77. We are unable to live apart from God’s compassion on us. He shows us compassion by giving us His Word and enabling us to understand it (see v 73). When we find our delight (our pleasure; our enjoyment) in it and not in the fleeting, temporary thrills and things of this world, then we find life.
78. Those who refuse God’s Word are arrogant — they assert no need for Him — and they will shame us and persecute us without cause. But rather than listen to them and be influenced or persuaded by them, we meditate on Scripture — we keep our focus on Scripture — and we let Scripture guide our every thought, motive, attitude, and action.
79. Although seasons like ours may find us alone in our suffering, we were not meant to stay there long-term. As hard as it may be, reach out. We were designed for community, and in times of suffering, a community of like-minded Believers will be a source of encouragement.
80. Think about what it looks like to observe someone who is pursuing a social cause wholeheartedly. They are sold.out. They read, they learn, they share, they try to convince others to become involved. They can’t get enough. So we must also follow God’s Word wholeheartedly, not picking and choosing the parts we prefer, but reading, learning, sharing … never getting enough. It is only when we follow God wholeheartedly that we can be confident we will “suffer well” according to God’s promises, and in so doing, we will become more like Christ.

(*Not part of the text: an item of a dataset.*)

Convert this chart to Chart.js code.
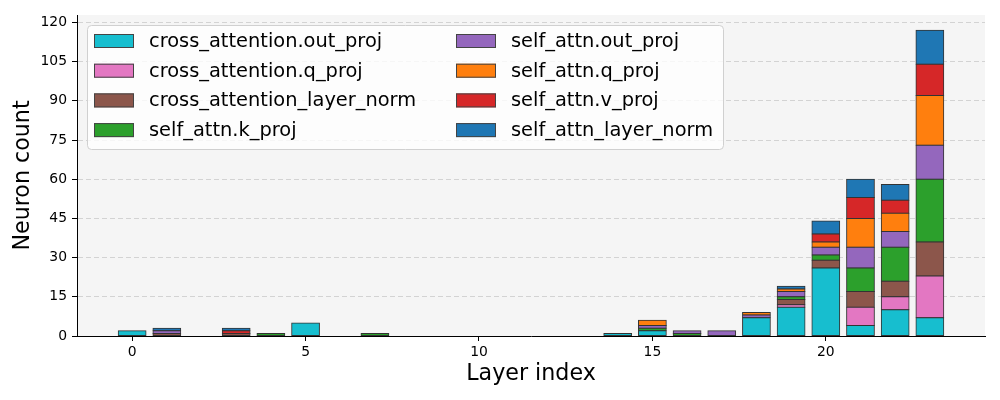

73. Am I actively seeking God to give me understanding of His Word?
74. Am I putting my hope in God’s Word; or in my efforts, relationships and expected outcomes?
75. How have I seen my affliction as an expression of God’s faithfulness?
76. How have I seen God’s unfailing love in my affliction?
77. What is the source of my delight (pleasure; enjoyment)?
78. How am I yet arrogant to God’s Word? Where might I be refusing Him? And when others shame me for His sake, what is my response? Where do I turn?
79. Am I actively part of a community of Believers? If not, why?
80. Am I following God’s Word wholeheartedly? What evidence is there of my passion for His Word? How has God’s Word equipped me for a season of suffering? How does my suffering make me more like Christ?